The poll predicted the GDP grew 2.9% in the fiscal year ending June 30. This is below their April and January predictions of 3% and 3.5%. Poll: 2025/26 growth should rise to 4.99%.

After the IMF agreement, Capital Economics’ James Swanston predicted slower growth due to tighter fiscal and monetary policies and a weaker pound.

“The overall net impact is that economic growth will be weaker this fiscal year, but there are reasons to be more optimistic on GDP growth from FY2025/26 onward,” Swanston said.

Egyptian tourism and Suez Canal revenue have slowed due to the Gaza crisis, which has cut Egypt’s foreign revenue by more than half.

Egypt’s planning ministry predicted 4.2% growth in 2024/25 on June 2. Analysts expect the Egyptian pound to fall to 49.50 per dollar by June 2025 and 52.50 by June 2026.

Before dropping it in March 2024, the central bank kept the pound at 30.85 per dollar. It’s roughly 48.40 per dollar.

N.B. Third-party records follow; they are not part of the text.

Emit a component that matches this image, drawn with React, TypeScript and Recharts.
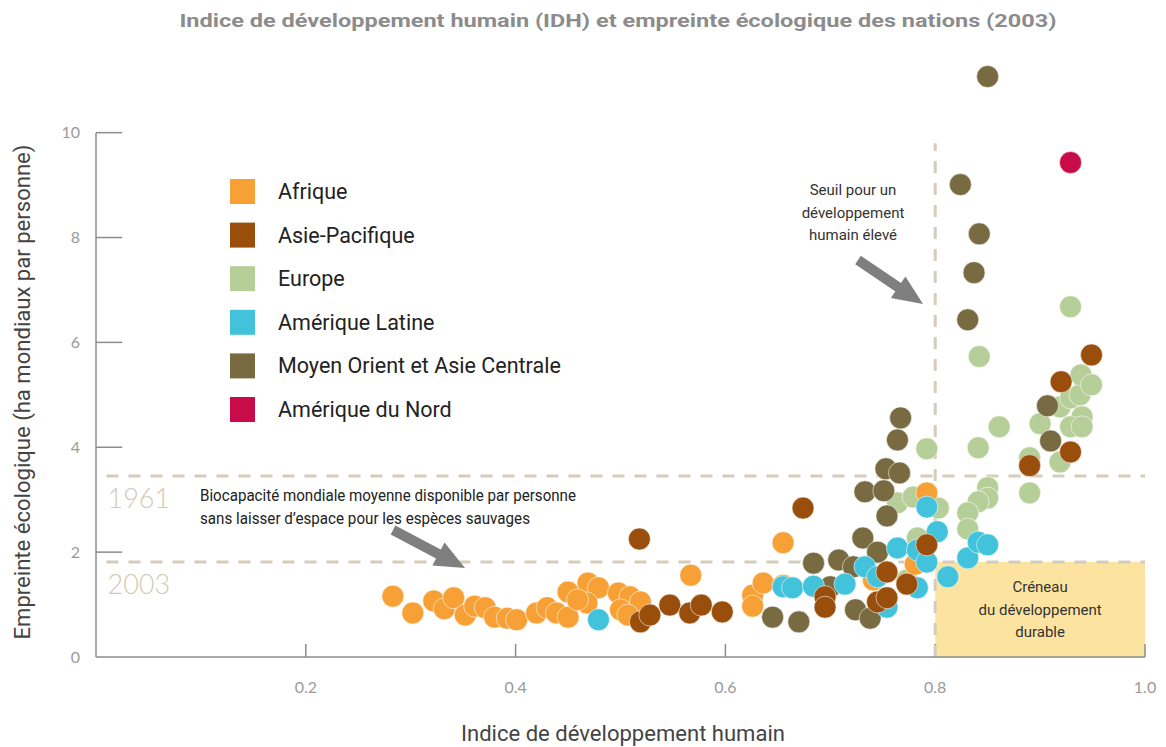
import React from "react";
import {
  ScatterChart, Scatter, XAxis, YAxis, ReferenceLine, ReferenceArea, Legend,
} from "recharts";

// IDH (x) / empreinte écologique en ha par personne (y)
const afrique: [number, number][] = [
  [0.283, 1.16], [0.302, 0.84], [0.322, 1.07], [0.332, 0.92], [0.341, 1.13],
  [0.352, 0.8], [0.361, 0.97], [0.371, 0.94], [0.38, 0.76], [0.392, 0.74],
  [0.401, 0.71], [0.42, 0.84], [0.43, 0.94], [0.439, 0.84], [0.45, 0.76],
  [0.45, 1.24], [0.469, 1.41], [0.479, 1.32], [0.468, 1.03], [0.459, 1.09],
  [0.498, 1.22], [0.509, 1.15], [0.519, 1.05], [0.5, 0.9], [0.507, 0.8],
  [0.567, 1.56], [0.626, 1.18], [0.626, 0.97], [0.636, 1.41], [0.655, 2.18],
  [0.655, 1.37], [0.741, 1.47], [0.781, 1.77], [0.792, 3.13],
];
const asiePacifique: [number, number][] = [
  [0.518, 2.25], [0.519, 0.67], [0.528, 0.8], [0.547, 0.99], [0.566, 0.84],
  [0.577, 0.99], [0.597, 0.86], [0.674, 2.84], [0.695, 1.15], [0.695, 0.95],
  [0.745, 1.05], [0.754, 1.13], [0.754, 1.62], [0.773, 1.39], [0.792, 2.14],
  [0.89, 3.65], [0.929, 3.91], [0.92, 5.25], [0.949, 5.76],
];
const europe: [number, number][] = [
  [0.764, 2.94], [0.779, 3.05], [0.783, 2.27], [0.773, 1.47], [0.792, 3.97],
  [0.803, 2.84], [0.841, 3.99], [0.842, 5.73], [0.929, 6.68], [0.85, 3.23],
  [0.85, 3.03], [0.841, 2.96], [0.831, 2.75], [0.831, 2.44], [0.861, 4.39],
  [0.89, 3.8], [0.89, 3.13], [0.9, 4.45], [0.919, 3.72], [0.919, 4.77],
  [0.929, 4.94], [0.938, 5.0], [0.939, 5.38], [0.949, 5.19], [0.94, 4.58],
  [0.929, 4.39], [0.94, 4.39],
];
const ameriqueLatine: [number, number][] = [
  [0.479, 0.71], [0.655, 1.34], [0.664, 1.32], [0.684, 1.35], [0.714, 1.39],
  [0.733, 1.72], [0.745, 1.53], [0.754, 0.95], [0.764, 2.08], [0.783, 2.04],
  [0.783, 1.32], [0.792, 1.81], [0.792, 2.86], [0.802, 2.39], [0.812, 1.53],
  [0.831, 1.89], [0.841, 2.19], [0.85, 2.14],
];
const moyenOrient: [number, number][] = [
  [0.645, 0.76], [0.67, 0.67], [0.684, 1.79], [0.7, 1.34], [0.708, 1.85],
  [0.722, 1.72], [0.724, 0.9], [0.738, 0.74], [0.731, 2.27], [0.745, 2.0],
  [0.733, 3.15], [0.751, 3.17], [0.754, 2.69], [0.753, 3.59], [0.766, 3.51],
  [0.764, 4.14], [0.767, 4.56], [0.824, 9.01], [0.842, 8.07], [0.837, 7.33],
  [0.831, 6.43], [0.85, 11.07], [0.907, 4.79], [0.91, 4.12],
];
const ameriqueDuNord: [number, number][] = [[0.929, 9.43]];

const regions = [
  "Afrique", "Asie-Pacifique", "Europe", "Amérique Latine",
  "Moyen Orient et Asie Centrale", "Amérique du Nord",
];
const regionColors = ["#f7a035", "#9a4e0b", "#b6cf98", "#42c3db", "#786a41", "#c80c4a"];

const xTicks = [0.2, 0.4, 0.6, 0.8, 1.0];
const yTicks = [0, 2, 4, 6, 8, 10];
const biocapacite1961 = 3.45;
const biocapacite2003 = 1.81;
const seuilIdh = 0.8;

const FONT = "Roboto, 'Noto Sans', sans-serif";
const LIGHT = "Lato, 'Open Sans', sans-serif";
const DASH = "#d5cdbc";
const AXIS = "#8c8c8c";

const toPoints = (pts: [number, number][]) => pts.map(([idh, ef]) => ({ idh, ef }));

const dot = (color: string) => (p: any) => (
  <circle cx={p.cx} cy={p.cy} r={11} fill={color} stroke="#fff" strokeWidth={0.7} strokeOpacity={0.8} />
);

function Arrow({ from, to }: { from: [number, number]; to: [number, number] }) {
  const dx = to[0] - from[0];
  const dy = to[1] - from[1];
  const len = Math.hypot(dx, dy);
  const ux = dx / len, uy = dy / len;
  const bx = to[0] - 30 * ux, by = to[1] - 30 * uy;
  const hw = 13;
  return (
    <g fill="#7f7f7f" stroke="none">
      <line x1={from[0]} y1={from[1]} x2={bx + ux} y2={by + uy} stroke="#7f7f7f" strokeWidth={10} />
      <polygon points={`${to[0]},${to[1]} ${bx - hw * uy},${by + hw * ux} ${bx + hw * uy},${by - hw * ux}`} />
    </g>
  );
}

function LegendBox() {
  return (
    <svg width={380} height={250}>
      {regions.map((r, i) => (
        <g key={r} transform={`translate(0, ${i * 43.6})`}>
          <rect x={2} y={3} width={25} height={25} fill={regionColors[i]} />
          <text x={50} y={23} fontFamily={FONT} fontSize={21.5} fill="#222">{r}</text>
        </g>
      ))}
    </svg>
  );
}

function CreneauLabel({ viewBox }: any) {
  const cx = viewBox.x + viewBox.width / 2;
  const y = viewBox.y;
  return (
    <g fontFamily={FONT} fontSize={15} fill="#333" textAnchor="middle">
      <text x={cx} y={y + 30}>Créneau</text>
      <text x={cx} y={y + 53}>du développement</text>
      <text x={cx} y={y + 75}>durable</text>
    </g>
  );
}

const yearLabel = (txt: string) => (p: any) => (
  <text x={p.viewBox.x + 1} y={p.viewBox.y + 32} fontFamily={LIGHT} fontWeight={300} fontSize={27} fill="#d3cab6">
    {txt}
  </text>
);

export default function App() {
  return (
    <div style={{ position: "absolute", left: 0, top: 0, width: 1166, height: 747, background: "#fff" }}>
      <ScatterChart width={1166} height={747} margin={{ top: 54, right: 21, bottom: 60, left: 0 }}>
        <XAxis
          type="number"
          dataKey="idh"
          domain={[0, 1]}
          ticks={xTicks}
          tickFormatter={(v) => Number(v).toFixed(1)}
          tickLine={false}
          tickSize={0}
          tickMargin={25}
          height={30}
          stroke={AXIS}
          strokeWidth={1.5}
          tick={{ fill: "#9a9a9a", fontSize: 16, fontFamily: LIGHT }}
        />
        <YAxis
          type="number"
          dataKey="ef"
          domain={[0, 11.5]}
          ticks={yTicks}
          axisLine={false}
          tickLine={false}
          tickSize={0}
          tickMargin={16}
          width={96}
          tick={{ fill: "#9a9a9a", fontSize: 16, fontFamily: LIGHT }}
        />
        <ReferenceArea x1={seuilIdh} x2={1} y1={0} y2={biocapacite2003} fill="#fde3a0" fillOpacity={1} stroke="none"
          label={(p: any) => <CreneauLabel viewBox={p.viewBox} />} />
        <ReferenceLine segment={[{ x: 0, y: 0 }, { x: 0, y: 10 }]} stroke={AXIS} strokeWidth={1.5} />
        {yTicks.slice(1).map((v) => (
          <ReferenceLine key={"yt" + v} segment={[{ x: 0, y: v }, { x: 0.025, y: v }]} stroke={AXIS} strokeWidth={1.5} />
        ))}
        {xTicks.map((v) => (
          <ReferenceLine key={"xt" + v} segment={[{ x: v, y: 0 }, { x: v, y: 0.25 }]} stroke={AXIS} strokeWidth={1.5} />
        ))}
        <ReferenceLine segment={[{ x: 0.01, y: biocapacite1961 }, { x: 1, y: biocapacite1961 }]}
          stroke={DASH} strokeWidth={3} strokeDasharray="12 10" label={yearLabel("1961")} />
        <ReferenceLine segment={[{ x: 0.01, y: biocapacite2003 }, { x: 1, y: biocapacite2003 }]}
          stroke={DASH} strokeWidth={3} strokeDasharray="12 10" label={yearLabel("2003")} />
        <ReferenceLine segment={[{ x: seuilIdh, y: 0 }, { x: seuilIdh, y: 9.8 }]}
          stroke={DASH} strokeWidth={3} strokeDasharray="12 10" />
        <Scatter name={regions[2]} data={toPoints(europe)} shape={dot(regionColors[2])} isAnimationActive={false} />
        <Scatter name={regions[0]} data={toPoints(afrique)} shape={dot(regionColors[0])} isAnimationActive={false} />
        <Scatter name={regions[4]} data={toPoints(moyenOrient)} shape={dot(regionColors[4])} isAnimationActive={false} />
        <Scatter name={regions[3]} data={toPoints(ameriqueLatine)} shape={dot(regionColors[3])} isAnimationActive={false} />
        <Scatter name={regions[1]} data={toPoints(asiePacifique)} shape={dot(regionColors[1])} isAnimationActive={false} />
        <Scatter name={regions[5]} data={toPoints(ameriqueDuNord)} shape={dot(regionColors[5])} isAnimationActive={false} />
        <Legend
          layout="vertical"
          align="center"
          verticalAlign="middle"
          content={() => <LegendBox />}
          wrapperStyle={{ left: 228, top: 176, width: 380, height: 250 }}
        />
      </ScatterChart>
      <svg width={1166} height={747} style={{ position: "absolute", left: 0, top: 0, pointerEvents: "none" }}>
        <text x={618} y={27} textAnchor="middle" fontFamily={FONT} fontWeight="bold" fontSize={19} fill="#8c8c8c"
          textLength={877} lengthAdjust="spacingAndGlyphs">
          Indice de développement humain (IDH) et empreinte écologique des nations (2003)
        </text>
        <text x={623} y={741} textAnchor="middle" fontFamily={FONT} fontSize={22} fill="#444"
          textLength={324} lengthAdjust="spacingAndGlyphs">
          Indice de développement humain
        </text>
        <text transform="translate(30, 392) rotate(-90)" textAnchor="middle" fontFamily={FONT} fontSize={22} fill="#444"
          textLength={495} lengthAdjust="spacingAndGlyphs">
          Empreinte écologique (ha mondiaux par personne)
        </text>
        <g fontFamily={FONT} fontSize={15} fill="#333" textAnchor="middle">
          <text x={853} y={195}>Seuil pour un</text>
          <text x={853} y={218}>développement</text>
          <text x={853} y={240}>humain élevé</text>
        </g>
        <g fontFamily={FONT} fontSize={16.5} fill="#222">
          <text x={200} y={501} textLength={376} lengthAdjust="spacingAndGlyphs">
            Biocapacité mondiale moyenne disponible par personne
          </text>
          <text x={200} y={524} textLength={330} lengthAdjust="spacingAndGlyphs">
            sans laisser d’espace pour les espèces sauvages
          </text>
        </g>
        <Arrow from={[858, 260]} to={[923, 304]} />
        <Arrow from={[393, 530]} to={[465, 568]} />
      </svg>
    </div>
  );
}
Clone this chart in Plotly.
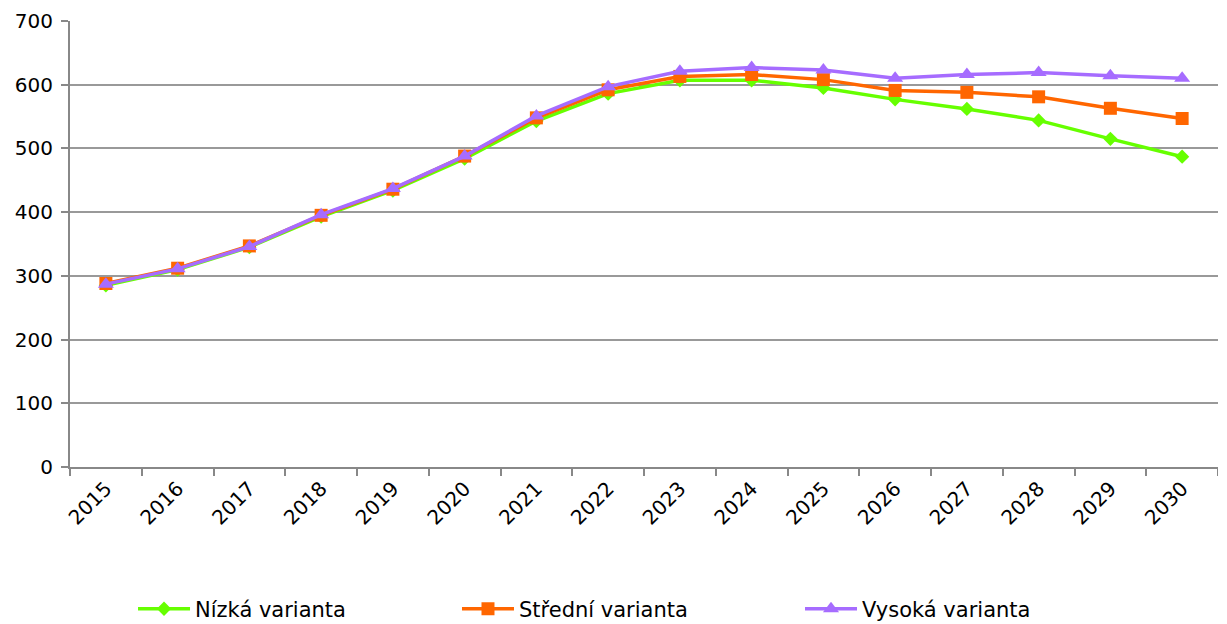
import plotly.graph_objects as go

years = [str(y) for y in range(2015, 2031)]
nizka = [285, 310, 345, 393, 434, 484, 543, 586, 607, 607, 595, 577, 562, 544, 515, 487]
stredni = [288, 312, 347, 395, 436, 488, 548, 592, 613, 616, 608, 591, 588, 581, 563, 547]
vysoka = [287, 311, 346, 396, 437, 488, 551, 597, 621, 627, 623, 610, 616, 619, 614, 610]

names = ["Nízká varianta", "Střední varianta", "Vysoká varianta"]
colors = ["#66ff00", "#ff6600", "#a66cff"]
symbols = ["diamond", "square", "triangle-up"]
sizes = [11, 13, 14]
legend_ids = ["legend", "legend2", "legend3"]
legend_x = [0.0549, 0.3371, 0.6359]

FONT = "Verdana, DejaVu Sans, sans-serif"

fig = go.Figure()
for vals, name, col, sym, sz, lid in zip([nizka, stredni, vysoka], names, colors, symbols, sizes, legend_ids):
    fig.add_trace(go.Scatter(
        x=years, y=vals, name=name, mode="lines+markers",
        line=dict(color=col, width=3.5),
        marker=dict(symbol=sym, size=sz, color=col),
        legend=lid,
    ))

legend_style = dict(orientation="h", xanchor="left", xref="paper",
                    y=0.007, yanchor="bottom", yref="container", itemwidth=52,
                    bgcolor="rgba(0,0,0,0)", font=dict(family=FONT, size=21))

# the page body has an 8px default margin; sizes compensate for it
layout_legends = {lid: dict(legend_style, x=lx) for lid, lx in zip(legend_ids, legend_x)}
fig.update_layout(
    width=1210, height=626,
    margin=dict(l=62, r=0, t=13, b=167),
    paper_bgcolor="white", plot_bgcolor="white",
    font=dict(family=FONT, size=20, color="black"),
    showlegend=True,
    **layout_legends,
    xaxis=dict(
        type="category", range=[-0.5, len(years) - 0.5],
        showline=True, linecolor="#888888", linewidth=2,
        ticks="outside", tickson="boundaries", ticklen=7, tickcolor="#888888", tickwidth=2,
        tickangle=-45, showgrid=False, tickfont=dict(size=20), automargin=False,
    ),
    yaxis=dict(
        range=[0, 700], dtick=100, showline=True, linecolor="#888888", linewidth=2,
        ticks="outside", ticklen=7, tickcolor="#888888", tickwidth=2, ticklabelstandoff=4,
        gridcolor="#999999", gridwidth=2, zeroline=False, tickfont=dict(size=20),
        automargin=False,
    ),
)

fig.write_html("out.html")
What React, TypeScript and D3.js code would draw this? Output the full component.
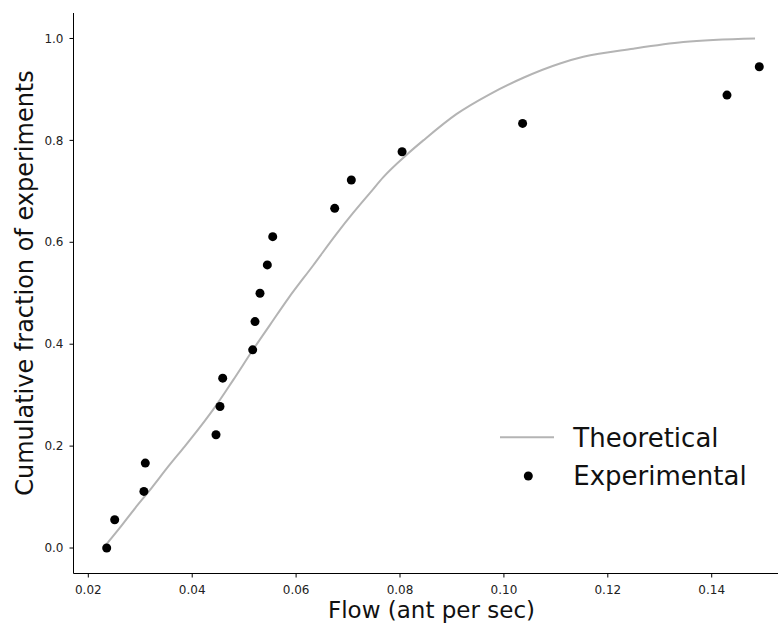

The survey forecast 20.5% headline inflation in 2024/25 and 12.05% in 2025/26. In June, inflation dropped to 27.5% from a record high of 38.0% in September, exceeding the central bank’s objective of 5%-9%.

The analysts expect the central bank’s overnight lending rate to drop to 21.25% by June 2025 and 15.25% by June 2026.

Foreign money shortages have slowed the Egyptian economy. However, a $24 billion real estate transaction with the UAE in late February, a significant currency devaluation, and a $8 billion IMF accord in early March have mitigated that.